Des carences jugées préoccupantes
Dans sa déclaration publiée sur www.iri.org, la délégation identifie cinq points critiques :
une compétition politique limitée par l’exclusion de candidats majeurs ;
une apathie électorale et une privation du droit de vote liée à la clôture des inscriptions en novembre 2024 ;
un manque de transparence dans la vérification des parrainages ;
des cas signalés de harcèlement et d’intimidation de militants ;
l’absence d’un calendrier électoral public détaillé.
La CEI, considérée techniquement compétente, a enregistré 715 006 nouveaux électeurs lors de la dernière révision, portant le total à 8,7 millions, soit bien moins que les quelque 12,5 millions de citoyens en âge de voter estimés par plusieurs acteurs. L’institution n’a pas prévu de révision en 2025, ce qui prive de nombreux jeunes de leur premier vote.
Information polarisée et rumeurs
Le rapport dénonce aussi un climat informationnel « fragile ». Médias traditionnels et réseaux sociaux sont fortement politisés. Les fausses nouvelles, parfois générées par l'intelligence artificielle, circulent largement, alimentées par une faible culture numérique et des ingérences étrangères présumées, notamment de réseaux liés à l’AES ou à la Russie.
Si la loi ivoirienne protège les sources des journalistes, la législation de 2024 sur les communications électroniques criminalise certaines publications numériques, faisant craindre un effet dissuasif sur l’investigation. Reporters sans frontières a d’ailleurs rétrogradé le pays de la 53e à la 64e place mondiale pour la liberté de la presse.

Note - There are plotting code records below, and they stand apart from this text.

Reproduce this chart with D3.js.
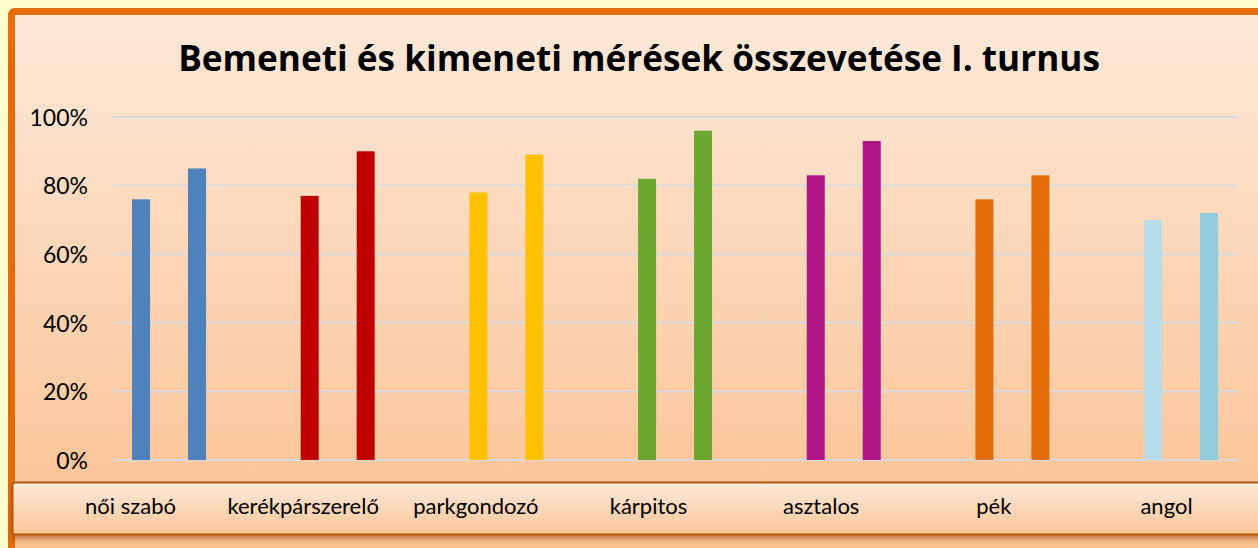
<!DOCTYPE html>
<html>
<head>
<meta charset="utf-8">
<script src="https://cdn.jsdelivr.net/npm/d3@7"></script>
<style>
  body { margin: 0; background: #ffffcc; }
  svg { display: block; }
  text { font-family: Lato, "Open Sans", sans-serif; fill: #000; }
</style>
</head>
<body>
<div id="chart"></div>
<script>
// data
var categories = ['női szabó', 'kerékpárszerelő', 'parkgondozó', 'kárpitos', 'asztalos', 'pék', 'angol'];
var bemeneti = [0.76, 0.77, 0.78, 0.82, 0.83, 0.76, 0.70];
var kimeneti = [0.85, 0.90, 0.89, 0.96, 0.93, 0.83, 0.72];
var colorsBe = ['#4f81bd', '#c00000', '#ffc000', '#6ea72f', '#b01786', '#e46c0a', '#b7dde8'];
var colorsKi = ['#4f81bd', '#c00000', '#ffc000', '#6ea72f', '#b01786', '#e46c0a', '#92cddc'];
var yTicks = [0, 0.2, 0.4, 0.6, 0.8, 1.0];
var title = 'Bemeneti és kimeneti mérések összevetése I. turnus';

var width = 1258, height = 548;

var svg = d3.select('#chart')
    .append('svg')
    .attr('width', width)
    .attr('height', height);

var defs = svg.append('defs');

// chart area gradient
var bg = defs.append('linearGradient').attr('id', 'bg')
    .attr('x1', 0).attr('y1', 0).attr('x2', 0).attr('y2', 1);
bg.append('stop').attr('offset', '0%').attr('stop-color', '#fde9d9');
bg.append('stop').attr('offset', '100%').attr('stop-color', '#fbbf8e');

// label box gradient
var lb = defs.append('linearGradient').attr('id', 'lb')
    .attr('x1', 0).attr('y1', 0).attr('x2', 0).attr('y2', 1);
lb.append('stop').attr('offset', '0%').attr('stop-color', '#feeadc');
lb.append('stop').attr('offset', '100%').attr('stop-color', '#fbc596');

var shadow = defs.append('filter').attr('id', 'shadow')
    .attr('x', '-5%').attr('y', '-20%').attr('width', '110%').attr('height', '160%');
shadow.append('feDropShadow')
    .attr('dx', 0).attr('dy', 4).attr('stdDeviation', 2.5)
    .attr('flood-color', '#8a3a00').attr('flood-opacity', 0.45);

// outer frame
svg.append('rect')
    .attr('x', 11.5).attr('y', 11.5)
    .attr('width', 1270).attr('height', 560)
    .attr('rx', 3)
    .attr('fill', 'url(#bg)')
    .attr('stroke', '#e46c0a')
    .attr('stroke-width', 7);

// Title - fit to the width of the original
var titleText = svg.append('text')
    .attr('x', 639)
    .attr('y', 71)
    .attr('text-anchor', 'middle')
    .style('font-family', '"Open Sans", Lato, sans-serif')
    .style('font-size', '32px')
    .style('font-weight', 'bold')
    .text(title);
var tw = titleText.node().getComputedTextLength();
titleText.style('font-size', (32 * 922 / tw) + 'px');

// Scales
var yScale = d3.scaleLinear()
    .domain([0, 1])
    .range([460, 117]);

var x0 = d3.scaleBand()
    .domain(categories)
    .range([84.6, 1265.4]);

var bw = x0.bandwidth();
var x1 = d3.scaleBand()
    .domain(['be', 'ki'])
    .range([bw * 0.281, bw * 0.7196])
    .paddingInner(0.6786);

// gridlines
svg.append('g')
    .selectAll('line')
    .data(yTicks)
    .enter()
    .append('line')
    .attr('x1', 113)
    .attr('x2', 1237)
    .attr('y1', function (d) { return yScale(d); })
    .attr('y2', function (d) { return yScale(d); })
    .attr('stroke', '#d9d9d9')
    .attr('stroke-width', 2);

// Y-axis
var yAxis = d3.axisLeft(yScale)
    .tickValues(yTicks)
    .tickFormat(d3.format('.0%'))
    .tickSize(0)
    .tickPadding(0);

var yg = svg.append('g')
    .attr('transform', 'translate(88,0)')
    .call(yAxis);
yg.select('.domain').remove();
yg.selectAll('text')
    .style('font-family', 'Lato, "Open Sans", sans-serif')
    .style('font-size', '23px')
    .attr('fill', '#000')
    .attr('dy', '0.36em');

// bars
var groups = svg.append('g')
    .selectAll('g')
    .data(categories)
    .enter()
    .append('g')
    .attr('transform', function (d) { return 'translate(' + x0(d) + ',0)'; });

groups.append('rect')
    .attr('x', x1('be'))
    .attr('width', x1.bandwidth())
    .attr('y', function (d, i) { return yScale(bemeneti[i]); })
    .attr('height', function (d, i) { return yScale(0) - yScale(bemeneti[i]); })
    .attr('fill', function (d, i) { return colorsBe[i]; });

groups.append('rect')
    .attr('x', x1('ki'))
    .attr('width', x1.bandwidth())
    .attr('y', function (d, i) { return yScale(kimeneti[i]); })
    .attr('height', function (d, i) { return yScale(0) - yScale(kimeneti[i]); })
    .attr('fill', function (d, i) { return colorsKi[i]; });

// category label box
svg.append('rect')
    .attr('x', 12.5).attr('y', 482.5)
    .attr('width', 1270).attr('height', 52)
    .attr('rx', 2)
    .attr('fill', 'url(#lb)')
    .attr('stroke', '#b5570f')
    .attr('stroke-width', 2)
    .attr('filter', 'url(#shadow)');

var xl = d3.scalePoint()
    .domain(categories)
    .range([130, 1166]);

var xAxis = d3.axisBottom(xl)
    .tickSize(0)
    .tickPadding(0);

var xg = svg.append('g')
    .attr('transform', 'translate(0,499)')
    .call(xAxis);
xg.select('.domain').remove();
xg.selectAll('text')
    .style('font-family', 'Lato, "Open Sans", sans-serif')
    .style('font-size', '22px')
    .attr('fill', '#000')
    .attr('dy', '0.7em');
</script>
</body>
</html>
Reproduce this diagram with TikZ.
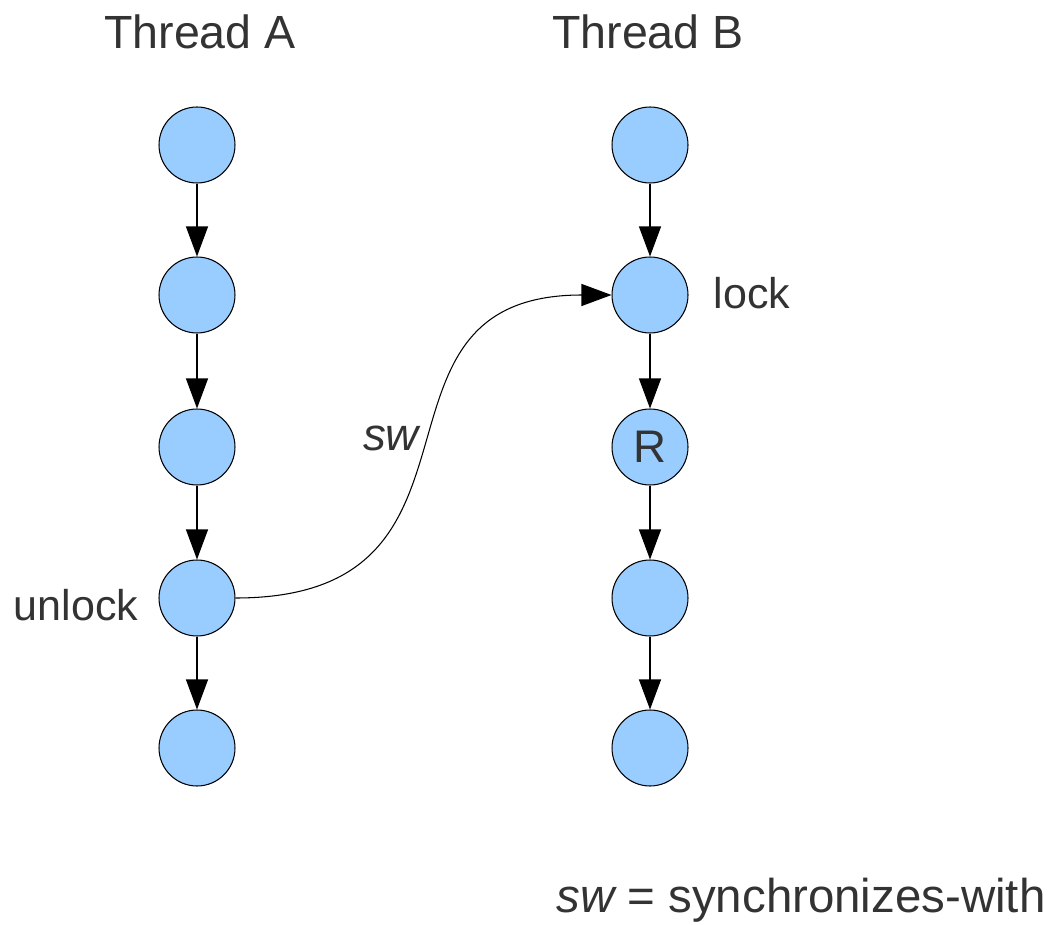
\documentclass[tikz,border=0pt]{standalone}
\usepackage{fontspec}
\setmainfont{Liberation Sans}
\usetikzlibrary{arrows.meta,positioning}
\definecolor{nodeblue}{HTML}{99CCFF}
\definecolor{labelgray}{HTML}{333333}

\begin{document}
\begin{tikzpicture}[x=0.02cm,y=-0.02cm,line width=0.6pt,
every node/.style={circle,draw,fill=nodeblue,minimum size=1.52cm,inner sep=0pt,
  text=labelgray,font=\fontsize{26}{30}\selectfont},
txt/.style={draw=none,fill=none,rectangle,minimum size=0pt,inner sep=1pt},
po/.style={-{Triangle[length=0.6cm,width=0.44cm]}}]
\useasboundingbox (0,0) rectangle (1054,925);

\node[txt,font=\fontsize{26.5}{30}\selectfont] (TA) at (200,32) {Thread A};
\node[txt,font=\fontsize{26.5}{30}\selectfont] (TB) at (648,32) {Thread B};

\node (A1) at (197,145) {};
\node (A2) at (197,295) {};
\node (A3) at (197,447) {};
\node (A4) at (197,598) {};
\node (A5) at (197,748) {};

\node (B1) at (650,145) {};
\node (B2) at (650,295) {};
\node (B3) at (650,447) {R};
\node (B4) at (650,598) {};
\node (B5) at (650,748) {};

\node[txt,font=\fontsize{24.5}{30}\selectfont] (unlock) at (76,605) {unlock};
\node[txt,font=\fontsize{24.5}{30}\selectfont] (lock) at (752,293) {lock};
\node[txt] (sw) at (391,438) {\itshape sw};

\draw[po] (A1)--(A2);
\draw[po] (A2)--(A3);
\draw[po] (A3)--(A4);
\draw[po] (A4)--(A5);
\draw[po] (B1)--(B2);
\draw[po] (B2)--(B3);
\draw[po] (B3)--(B4);
\draw[po] (B4)--(B5);

\draw[po] (A4.east) .. controls (515,598) and (345,295) .. (B2.west);

\node[txt,font=\fontsize{27}{30}\selectfont] (legend) at (801,900) {\itshape sw\upshape{} = synchronizes-with};
\end{tikzpicture}
\end{document}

Appel à des mesures immédiates
Dans un esprit « de coopération internationale », l’IRI recommande plusieurs actions avant le scrutin :
accélérer la distribution des cartes d’électeur et renforcer l’éducation civique, en particulier en zone rurale ;
publier un calendrier électoral complet pour accroître la transparence ;
garantir l’égalité d’accès de tous les candidats aux médias publics ;
libérer les sympathisants de l’opposition détenus sans inculpation ;
enquêter sur toute infraction ou violence électorale ;
protéger les journalistes contre le harcèlement et les arrestations ;
intensifier la lutte contre la désinformation en ligne et promouvoir la culture numérique.
Réformes post-scrutin souhaitées
Après le 25 octobre, l’IRI préconise :
l’instauration d’un mécanisme d’appel pour les candidats disqualifiés ;
une mise à jour annuelle automatique des listes électorales et un enregistrement continu ;
une campagne nationale pour fournir cartes d’identité et certificats de naissance à tous les citoyens ;
un soutien accru aux partis pour améliorer la sélection de leurs candidats et favoriser la représentation des femmes et des jeunes.
Préserver la stabilité régionale
« L’intégrité du scrutin ivoirien a une résonance qui dépasse ses frontières », souligne la mission sur www.iri.org, rappelant l’influence économique d’Abidjan en Afrique de l’Ouest et les risques de contagion régionale en cas de crise. L’IRI insiste sur la responsabilité partagée du gouvernement, de la CEI, des partis et de la société civile pour garantir un processus inclusif et éviter toute violence.
Alors que la campagne officielle doit s’ouvrir début octobre, le rapport se veut à la fois avertissement et feuille de route : il invite les autorités à « mettre en œuvre sans délai les mesures réalisables » et à engager des réformes plus profondes « pour jeter les bases d’élections crédibles et représentatives ».